Primera hora de la mañana en la Facultad de Filología, ubicada entonces en la plaza Feijoo. Juan Uría Maqua era nuestro profesor de Historia de España en primero de carrera. Recuerdo que hablaba de los ligures. Eran los últimos días de octubre. El aula estaba llena. Resultaba fácil tomar apuntes, pues explicaba conceptualmente y no se atropellaba hablando. No estaba tenso mientras disertaba y, con su actitud, ponía de manifiesto que no pretendía hacer de su asignatura un obstáculo difícilmente salvable, sino que, antes bien, se trataba de una materia accesible siempre que se pusiera el empeño necesario.
Claridad en la exposición de un hombre bueno en el sentido ‘machadiano’, que trataba respetuosamente a su alumnado, sin distancias insalvables, sin ánimo alguno de aturdir o avasallar, sin buscar protagonismo en su persona. Sencillez y llaneza, nada reñidas, ciertamente, con el rigor y el conocimiento.
Juan Uría Maqua, en consonancia con lo que en su momento dijo su padre sobre el carácter asturiano, tuvo a lo largo de su vida esa ‘doble nacionalidad’ de lo urbano y lo rural. Fue un carbayón de los de toda la vida, pero, al mismo tiempo, estuvo vinculado a Noreña, donde nació y, sobre todo, a Agüerina, en el concejo de Belmonte de Miranda, en cuyo palacio encontró los primeros documentos que le llevarían a escribir la biografía de Alonso de Bello, probablemente su investigación más completa y rigurosa.
Fue un carbayón de los de toda la vida a quien le interesó mucho la etnografía asturiana y la cultura vaqueira, al mismo tiempo que, en su tesis doctoral, se ocupó de ‘La Política inglesa de los Reyes católicos’, tesis que recibió el premio Menéndez y Pelayo otorgado por el Consejo Superior de Investigaciones Científicas.
La historia y la música, la música y la historia. Perteneció a aquel Oviedo en el que casi todo el mundo se conocía e incluso se reconocía. Y, por otra parte, sin necesidad de tratarlo a fondo, se percibía fácilmente que era una de esas personas que no se ven en la necesidad de demostrar nada, ni tampoco de someterse a la aprobación de los demás. De ahí, que no hubiese en él actitudes impostadas.
A pesar de estar relacionados lejanamente en el parentesco, apenas nos tratamos más allá de los saludos de rigor hasta los últimos años de su vida. Nunca olvidaré la tarde de un sábado de agosto en Belmonte de Miranda, cuando tomamos un café y nos habló de su investigación acerca de Alonso de Bello. Lo cierto es que, abordando la figura su biografiado, no sólo desbordaba erudición, sino también entusiasmo, le fascinaba la vida de aquel personaje marcada por lo asombroso y por la aventura.

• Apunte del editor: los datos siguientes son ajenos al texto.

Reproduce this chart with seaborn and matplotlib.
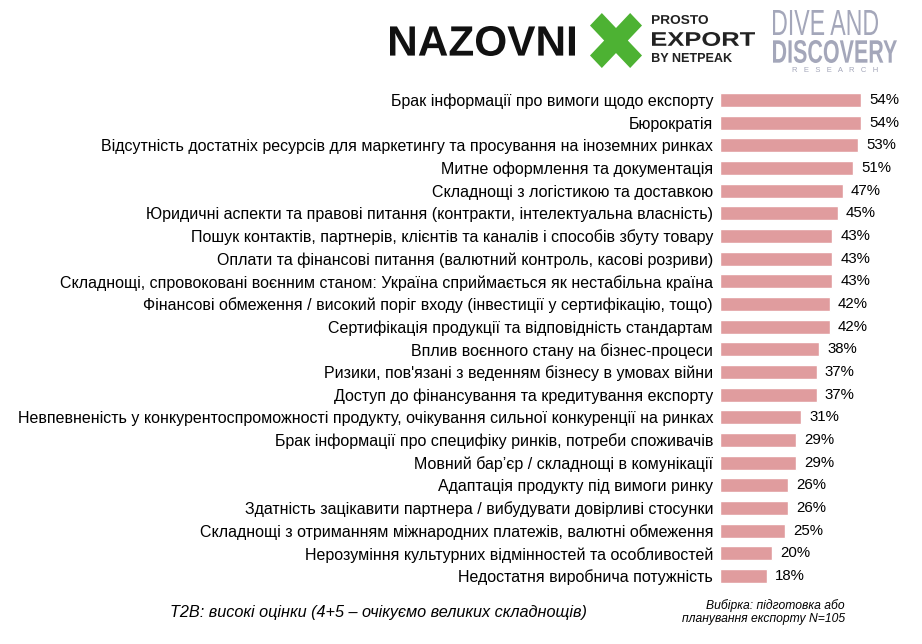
import matplotlib
matplotlib.use("Agg")
import matplotlib.pyplot as plt
from matplotlib.textpath import TextPath
from matplotlib.font_manager import FontProperties
from matplotlib.patches import PathPatch
from matplotlib.transforms import Affine2D
import seaborn as sns
import pandas as pd

categories = [
    "Брак інформації про вимоги щодо експорту",
    "Бюрократія",
    "Відсутність достатніх ресурсів для маркетингу та просування на іноземних ринках",
    "Митне оформлення та документація",
    "Складнощі з логістикою та доставкою",
    "Юридичні аспекти та правові питання (контракти, інтелектуальна власність)",
    "Пошук контактів, партнерів, клієнтів та каналів і способів збуту товару",
    "Оплати та фінансові питання (валютний контроль, касові розриви)",
    "Складнощі, спровоковані воєнним станом: Україна сприймається як нестабільна країна",
    "Фінансові обмеження / високий поріг входу (інвестиції у сертифікацію, тощо)",
    "Сертифікація продукції та відповідність стандартам",
    "Вплив воєнного стану на бізнес-процеси",
    "Ризики, пов'язані з веденням бізнесу в умовах війни",
    "Доступ до фінансування та кредитування експорту",
    "Невпевненість у конкурентоспроможності продукту, очікування сильної конкуренції на ринках",
    "Брак інформації про специфіку ринків, потреби споживачів",
    "Мовний бар’єр / складнощі в комунікації",
    "Адаптація продукту під вимоги ринку",
    "Здатність зацікавити партнера / вибудувати довірливі стосунки",
    "Складнощі з отриманням міжнародних платежів, валютні обмеження",
    "Нерозуміння культурних відмінностей та особливостей",
    "Недостатня виробнича потужність",
]
values = [54, 54, 53, 51, 47, 45, 43, 43, 43, 42, 42, 38, 37, 37, 31, 29, 29, 26, 26, 25, 20, 18]
value_labels = [f"{v}%" for v in values]

footer_left = "T2B: високі оцінки (4+5 – очікуємо великих складнощів)"
footer_right = "Вибірка: підготовка або\nпланування експорту N=105"

sns.set_theme(style="white")
plt.rcParams["font.family"] = ["Liberation Sans", "DejaVu Sans"]

W, H = 922, 644
fig = plt.figure(figsize=(W / 100, H / 100), dpi=100)

px_per_pct = 141 / 54
xmax = 70
ax_left = 720 / W
ax_w = px_per_pct * xmax / W
top_px, bot_px = 88.7, 587.3
ax = fig.add_axes([ax_left, 1 - bot_px / H, ax_w, (bot_px - top_px) / H])

df = pd.DataFrame({"cat": categories, "val": values})
sns.barplot(data=df, x="val", y="cat", color="#E09C9E", saturation=1,
            width=0.62, ax=ax, orient="h")
ax.set_xlim(0, xmax)
ax.set_ylim(len(categories) - 0.5, -0.5)
for s in ax.spines.values():
    s.set_visible(False)
ax.set_xticks([])
ax.set_xlabel("")
ax.set_ylabel("")
ax.tick_params(axis="y", length=0, pad=5, labelsize=11.5, labelcolor="#000000")

for i, (v, lab) in enumerate(zip(values, value_labels)):
    ax.annotate(lab, xy=(v, i), xytext=(6, 0), textcoords="offset points",
                ha="left", va="center", fontsize=10.8, color="#000000")

fig.text(170 / W, 1 - 612 / H, footer_left, fontsize=11.7, style="italic",
         ha="left", va="center", color="#000000")
fig.text(845 / W, 1 - 612 / H, footer_right, fontsize=8.7, style="italic",
         ha="right", va="center", color="#000000", linespacing=1.2)


# Logos: text fitted into boxes (pixel coordinates from top-left)
def fit_text(s, x0, x1, yt, yb, color, family="Liberation Sans", weight="normal"):
    prop = FontProperties(family=family, weight=weight)
    tp = TextPath((0, 0), s, size=10, prop=prop)
    ext = tp.get_extents()
    sx = (x1 - x0) / W / ext.width
    sy = (yb - yt) / H / ext.height
    tr = (Affine2D().translate(-ext.x0, -ext.y0).scale(sx, sy)
          .translate(x0 / W, 1 - yb / H))
    path = tr.transform_path(tp)
    patch = PathPatch(path, facecolor=color, edgecolor="none",
                      transform=fig.transFigure)
    fig.add_artist(patch)


fit_text("NAZOVNI", 390, 575, 26, 56, "#111111", weight="bold")
fit_text("✖", 590, 642, 13, 68, "#4DB233", family="DejaVu Sans")
fit_text("PROSTO", 652, 708, 15, 24, "#222222", weight="bold")
fit_text("EXPORT", 652, 755, 32, 46, "#222222", weight="bold")
fit_text("BY NETPEAK", 652, 732, 53, 62, "#222222", weight="bold")
fit_text("DIVE AND", 773, 878, 10, 35, "#A4A7BA")
fit_text("DISCOVERY", 773, 897, 40, 63, "#A4A7BA", weight="bold")
fig.text(835 / W, 1 - 71 / H, "R   E   S   E   A   R   C   H", fontsize=5.5,
         ha="center", va="center", color="#A4A7BA")

fig.savefig("out.png", dpi=100)
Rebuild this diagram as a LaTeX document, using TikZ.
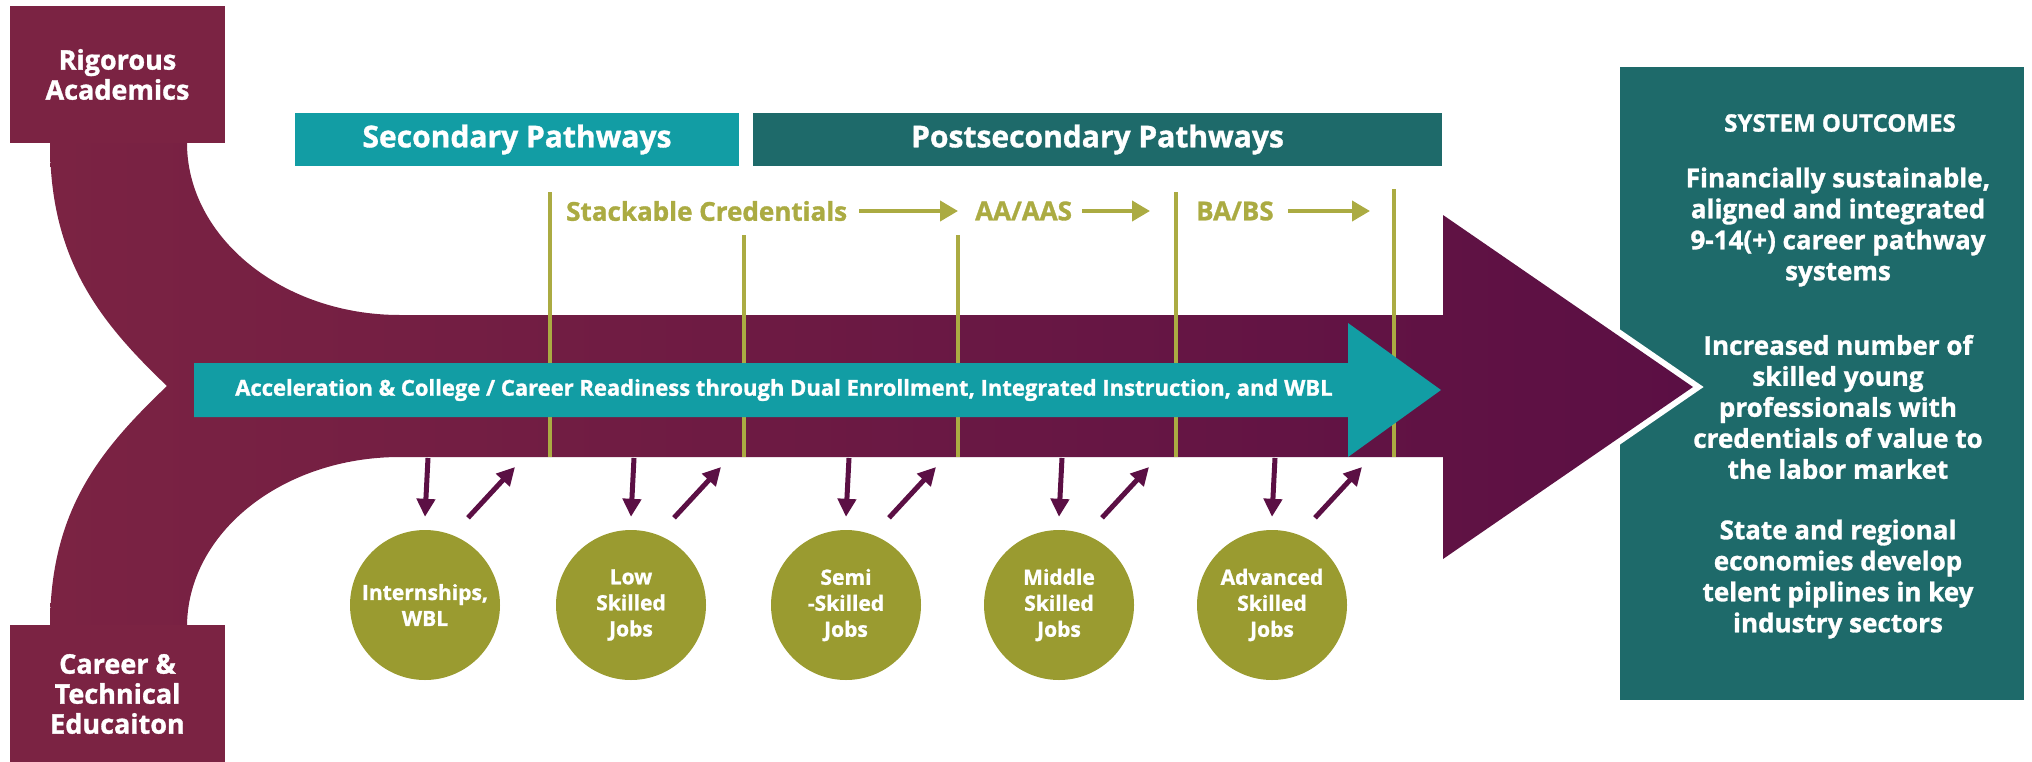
\documentclass[tikz,border=0pt]{standalone}
\usepackage{fontspec}
\setmainfont{Open Sans}[BoldFeatures={FakeBold=1.2}]
\usetikzlibrary{positioning,arrows.meta}
\definecolor{maroon}{HTML}{7B2343}
\definecolor{plum}{HTML}{5B0F44}
\definecolor{tealA}{HTML}{129DA4}
\definecolor{tealB}{HTML}{1E6A6A}
\definecolor{olive}{HTML}{ABAB42}
\definecolor{oliveC}{HTML}{9A9B30}
\begin{document}
\begin{tikzpicture}[x=1pt,y=-1pt]
  \tikzstyle{source}=[fill=maroon, text=white, align=center, inner sep=0pt,
  minimum width=215pt, font=\bfseries\fontsize{27}{30}\selectfont]
  \tikzstyle{header}=[text=white, inner sep=0pt, minimum height=53pt,
  font=\bfseries\fontsize{30}{32}\selectfont]
  \tikzstyle{cred}=[text=olive, anchor=west, inner sep=0pt,
  font=\bfseries\fontsize{26}{28}\selectfont]
  \tikzstyle{credarrow}=[-{Triangle[length=18pt,width=20pt]}, olive, line width=4pt]
  \tikzstyle{rule}=[olive, line width=4pt]
  \tikzstyle{job}=[circle, fill=oliveC, text=white, align=center, minimum size=150pt,
  inner sep=0pt, font=\bfseries\fontsize{21}{26}\selectfont]
  \tikzstyle{jobarrow}=[-{Triangle[length=18pt,width=18pt]}, plum, line width=5pt]
  \tikzstyle{outcome}=[text=white, align=center, inner sep=0pt,
  font=\bfseries\fontsize{26}{31}\selectfont]
  \useasboundingbox (0,0) rectangle (2032,761);
  % outcomes panel
  \node[fill=tealB, minimum width=404pt, minimum height=633pt, inner sep=0pt] (out) at (1822,383.5) {};
  % white rim round the arrow tip
  \draw[white, line width=12pt, line join=miter] (1443,215) -- (1693,387) -- (1443,559);
  % main band with the two inflows
  \shade[left color=maroon, right color=plum]
    (50,143) -- (187,143) .. controls (187,237) and (282,315) .. (400,315)
    -- (1443,315) -- (1443,215) -- (1693,387) -- (1443,559) -- (1443,457)
    -- (400,457) .. controls (282,457) and (187,533) .. (187,627)
    -- (50,627) .. controls (50,510) and (100,450) .. (167,386)
    .. controls (100,322) and (50,260) .. (50,143) -- cycle;
  \node[source, minimum height=137pt] (rig) at (117.5,74.5) {Rigorous\\Academics};
  \node[source, minimum height=139pt] (cte) at (117.5,694) {Career \&\\Technical\\Educaiton};
  % pathway headers
  \node[header, fill=tealA, minimum width=444pt] (sec) at (517,139.5) {Secondary Pathways};
  \node[header, fill=tealB, minimum width=689pt] (post) at (1097.5,139.5) {Postsecondary Pathways};
  % credential stages
  \foreach \n/\x/\t in {1/550/192,2/744/235,3/958/235,4/1176/192,5/1394/189} {
    \draw[rule] (\x,\t) -- (\x,457);
  }
  \node[cred] (stack) at (566,211) {Stackable Credentials};
  \node[cred] (aa) at (975,211) {AA/AAS};
  \node[cred] (ba) at (1196,211) {BA/BS};
  \coordinate (s1) at (958,211);
  \coordinate (s2) at (1150,211);
  \coordinate (s3) at (1370,211);
  \draw[credarrow] ([xshift=12pt]stack.east) -- (s1);
  \draw[credarrow] ([xshift=10pt]aa.east) -- (s2);
  \draw[credarrow] ([xshift=14pt]ba.east) -- (s3);
  % acceleration arrow
  \fill[tealA] (194,363) -- (1348,363) -- (1348,323) -- (1441,390) -- (1348,457)
    -- (1348,417) -- (194,417) -- cycle;
  \node[text=white, font=\bfseries\fontsize{22}{25}\selectfont] (acc) at (784,390)
    {Acceleration \& College / Career Readiness through Dual Enrollment, Integrated Instruction, and WBL};
  % jobs
  \foreach \n/\x/\t in {1/425/{Internships,\\WBL},2/631/{Low\\Skilled\\Jobs},
    3/846/{Semi\\-Skilled\\Jobs},4/1059/{Middle\\Skilled\\Jobs},5/1272/{Advanced\\Skilled\\Jobs}} {
    \node[job] (j\n) at (\x,605) {\t};
    \coordinate (d\n) at (\x+3,458);
    \coordinate (u\n) at (\x+90,467);
    \draw[jobarrow] (d\n) -- ([yshift=13pt]j\n.north);
    \draw[jobarrow] ([xshift=43pt,yshift=12pt]j\n.north) -- (u\n);
  }
  % outcomes text
  \node[outcome, font=\bfseries\fontsize{24}{26}\selectfont] (ttl) at (1840,123) {SYSTEM OUTCOMES};
  \node[outcome] (o1) at (1838,227) {Financially sustainable,\\aligned and integrated\\9-14(+) career pathway\\systems};
  \node[outcome] (o2) at (1838,407) {Increased number of\\skilled young\\professionals with\\credentials of value to\\the labor market};
  \node[outcome] (o3) at (1838,579) {State and regional\\economies develop\\telent piplines in key\\industry sectors};
\end{tikzpicture}
\end{document}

No sólo pude disfrutar del encantamiento que atesora la villa belmontina, así como de ese delicioso fresco del atardecer, de un cielo sin apenas nubes que anunciaba lo estrellado que se iba a poner por la noche, sino también de una conversación inolvidable.
Quedamos emplazados para vernos en Oviedo, una vez que comenzase el curso, pues quería pasarme copia de unos documentos sobre los antepasados de mi familia materna en Lanio.
Nos vimos en una cafetería de la avenida de Galicia en noviembre. Y seguimos hablando de Alonso de Bello. Puedo decir que fue como ‘un decíamos ayer’
Cuando tuve noticia de su muerte en junio de 2011, además de lamentar la pérdida de un excelente investigador y una buena persona, me di cuenta de que fue una pena no haberlo tratado más. No sólo se trata de un referente en la historia, en la etnografía, en el folclore y en la música asturiana, sino que además, desde sus conocimientos y trayectoria vital, tenía una visión de Asturias muy interesante.
Cuando paso por Agüerina, camino de Somiedo, me resulta fácil imaginarlo enfrascado con sus archivos, recordando su pasado personal, embebiéndose del paisaje.
Carbayón, noreñense y belmontino, la ciudad y el campo, la Asturias del centro y del occidente, la intrahistoria asturiana, su letra y su música, las vidas de algunos personajes realmente asombrosos. Y, además de todo eso, sosiego, bondad, conocimiento y memoria.